Hola a todos estoy creando un amplificador este es el circuito:







Dudas:

1- La entrade de sonido es donde dice entrada 1 ,2, 3 y 4? ¿Cual es?
2- Supongo que los 12V entra en el puntito blaco de arriv (Vcc) si es que entra ahi no tieni que tener 2 polos (+ y - ) por que esta marcado 1 solo donde entra y como en realidad?
3- La descarga a tierra (los triangulos con cuatro rayitas que se achican) se conectantan entre si?¿donde van si no?

      Eso es todo espero que me puedan ayudar....  

Suerte


----------



## nandezfox (Jun 20, 2006)

Holas,   

el amplificador que quieres diseñar es cuadrofonico y obligatoriamente tienes que ingresar señal de audio a cada una  de las entradas que alli aparecen, sino lo haces algunos de los parlantes simplemente no sonarian.

en cuanto a la alimentacion debe ser de 14.4 voltios, y los simbolos con rayitas son GND (masa o tierra) y todas se unen para conectarlos a la fuente lo mismo que Vcc,

mmm... Pero si se trata de ese diseño de amplificador supongo que sera solo para tu auto, ya que ese integrado consume aprox. 10 amperios de corriente y a 12 voltios (osea una bateria de auto) ... algo que es irrisorio si es que quieres conectarlo a una fuente de poder para poder enchufarlo a los 220 v y poder usarlo en tu casa.

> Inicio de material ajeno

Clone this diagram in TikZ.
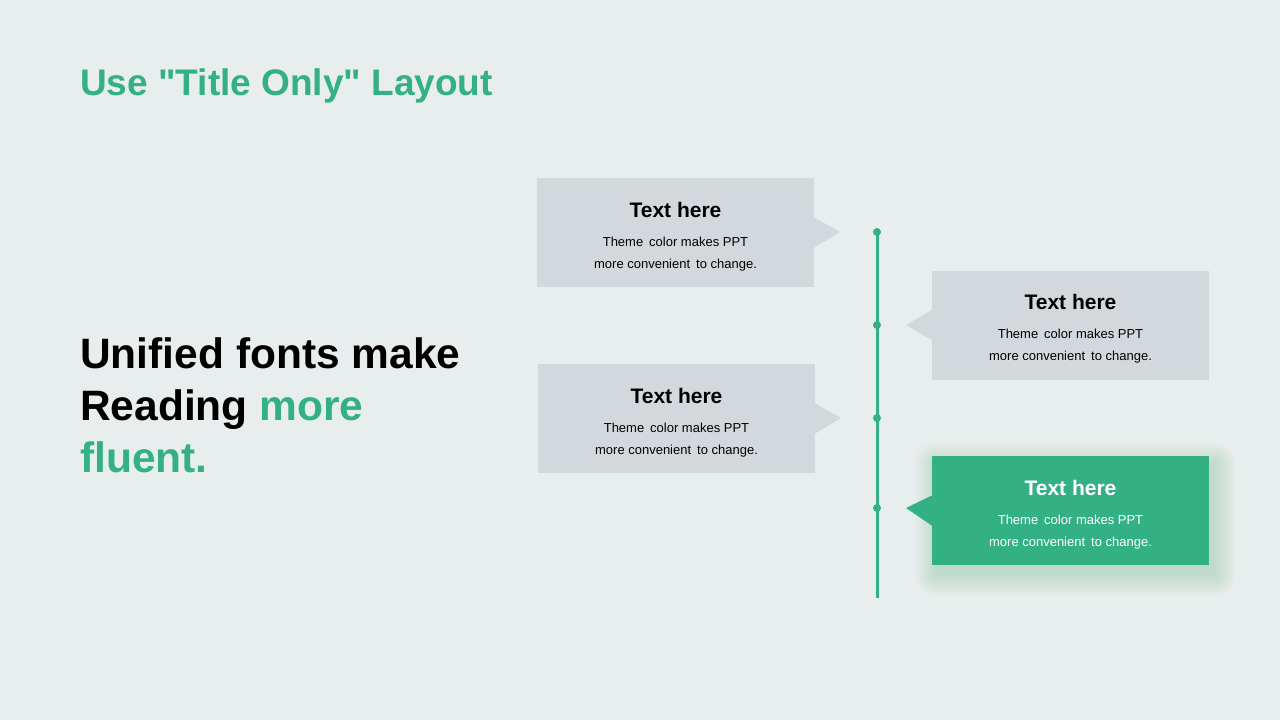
\documentclass[tikz,border=0pt]{standalone}
\usepackage{fontspec}
\setmainfont{Liberation Sans}[Ligatures=TeXOff]
\usetikzlibrary{positioning,calc}
\definecolor{paper}{HTML}{E8EEEE}
\definecolor{brand}{HTML}{33B084}
\definecolor{card}{HTML}{D3D8DC}
\definecolor{ink}{HTML}{111111}
\newcommand{\gap}{\hspace{0.18em}}

\begin{document}
\begin{tikzpicture}[x=1pt, y=-1pt,
      cardbox/.style={fill=card, minimum width=277pt, minimum height=109pt, inner sep=0pt},
      greenbox/.style={cardbox, fill=brand},
      head/.style={font=\fontsize{21}{25}\selectfont\bfseries, anchor=base, inner sep=0pt},
      body/.style={font=\fontsize{13}{22}\selectfont, align=center, inner sep=0pt},
      dot/.style={circle, fill=brand, inner sep=0pt, minimum size=8pt}]
    % background and margins
    \fill[paper] (0,0) rectangle (1280,720);
    \useasboundingbox (0,0) rectangle (1280,720);

    % title and lead text
    \node[anchor=base west, inner sep=0pt, text=brand, font=\fontsize{37}{44}\selectfont\bfseries]
        (title) at (80,95) {Use "Title Only" Layout};
    \node[anchor=north west, inner sep=0pt, align=left, text=black,
          font=\fontsize{42.5}{52}\selectfont\bfseries] (lead) at (80,337)
        {Unified fonts make\\ Reading {\color{brand}more}\\ {\color{brand}fluent.}};

    % timeline
    \node[dot] (d1) at (877,232) {};
    \node[dot] (d2) at (877,325) {};
    \node[dot] (d3) at (877,418) {};
    \node[dot] (d4) at (877,508) {};
    \coordinate (tlend) at (877,598);
    \draw[brand, line width=3pt] (d1.center) -- (tlend);

    % soft shadow of the highlighted card
    \foreach \i in {1,...,20}
      \fill[brand!50!gray, opacity=0.01, rounded corners=\i pt]
        (932-\i*1.1+5, 456-\i*1.1+9) rectangle (1209+\i*1.1+5, 565+\i*1.1+9);

    % cards
    \node[cardbox] (c1) at (675.5,232.5) {};
    \node[cardbox] (c2) at (1070.5,325) {};
    \node[cardbox] (c3) at (676.5,418.5) {};
    \node[greenbox] (c4) at (1070.5,510.5) {};

    % pointers
    \fill[card] ($(c1.east)+(0,-15)$) -- ($(d1)+(-37,0)$) -- ($(c1.east)+(0,15)$) -- cycle;
    \fill[card] ($(c2.west)+(0,-15)$) -- ($(d2)+(29,0)$) -- ($(c2.west)+(0,15)$) -- cycle;
    \fill[card] ($(c3.east)+(0,-15)$) -- ($(d3)+(-36,0)$) -- ($(c3.east)+(0,15)$) -- cycle;
    \fill[brand] ($(c4.west)+(0,-15)$) -- ($(d4)+(29,0)$) -- ($(c4.west)+(0,15)$) -- cycle;

    % card texts
    \foreach \c/\col in {c1/black, c2/black, c3/black, c4/white} {
      \node[head, text=\col] (\c-head) at ($(\c.north)+(0,39.5)$) {Text here};
      \node[body, text=\col] (\c-body) at ($(\c.north)+(0,76)$)
          {Theme\gap{} color makes PPT\\ more convenient\gap{} to change.};
    }
  \end{tikzpicture}
\end{document}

bueno espero que te despejes la duda


----------



## kaki (Jun 20, 2006)

hola grasias por tu repuesta me aclararon dudas pero todavia no comprendo 3 cosas...

La descarga a tierra se unen(me gustarias q explique mas o menos lo que tengo que hacer con la descarga a tiera.

EL Vcc es la entrada de energia y como seria por lo que veo solo entra una fae que supongo q es el +, el - va en la descarga a tierra?

Las entradas conmo se conectan por q tambien tiene un solo conector y todo los parlantes llevan 2 fases..

            Todavi no logro comprender bien el diseño de este sicuito....


----------



## kaki (Jun 22, 2006)

ya solucione el problema de la masa ahora quesiera saber como entra la corriente a ese  cicuito?


----------



## omfreg (Jun 22, 2006)

Buenas kaki, tranki no te preocupes, estos integrados suelen llevar dentro divisores de tension y estabilizadores, de modo que ellos mismos ya se montan su forma de poder entregar potencia, tanto si los alimentas con tensiones simetricas o asimetricas 

La entrada de Vcc has de conectarla al polo positivo de la bateria del coche, y las masas al chasis, o bien donde quieras poner masa en el coche.

El motivo de que estos integrados consuman tanto es que si estan diseñados para coche, y han de sacar potencias elevadas, han de compensar el defecto de tension, con exceso de corriente.

Las radios de coche suelen llevar amplificador de este tipo, si no TDA, toshiba, sanyo o marcas parecidas , que llevan los disipadores negros, normalmente colocados en la parte trasera de esta.

Aproximadamente todas entregan la misma potencia, unos 12W por altavoz como maximo, pese a que el fabricante diga que sacan 45, 50 o 60 

espero haberte ayudado

un saludo


----------



## kaki (Jun 22, 2006)

Primero queria agradecer a todos los que me ayudaron por sus repuestas...

Tengo 2 preguntas mas...

1- ¿cuanto tira el amplificador que esta en el diseño?
2- ¿no tienen algun diseño de alguno que de un poko mas? lo ideal seria 200W a algo haci...

              Saludos


----------



## gaston sj (Jun 30, 2006)

holas donde sale el puntito blanco va el positivo y donde te sale  las flechitas de masa va el negativo que conjuntamente va con la masa  salu2 espero haberte ayudado


----------



## luiselelectronico (Mar 20, 2008)

Hola el amplificador que tienes es un cuadrafonico de 40w por canal. Esto quiere decir que si son cuatro canales por 40w tienes en total 160W. A tu segunda pregunta si existen otros diseños de amplificador que te pueden dar mas de 200Wrms pero si eres un principiante te recomiendo que empieces a construir amplificador que lleven ciruitos integrados como el que estas realizando ya que los otros llevan muchos componentes y lo mas probable es que se te compliquen en fin. Pero si quieres hacer el intento busca amplificador en los foros de seguro ahi encuentras uno que te guste. Adios


----------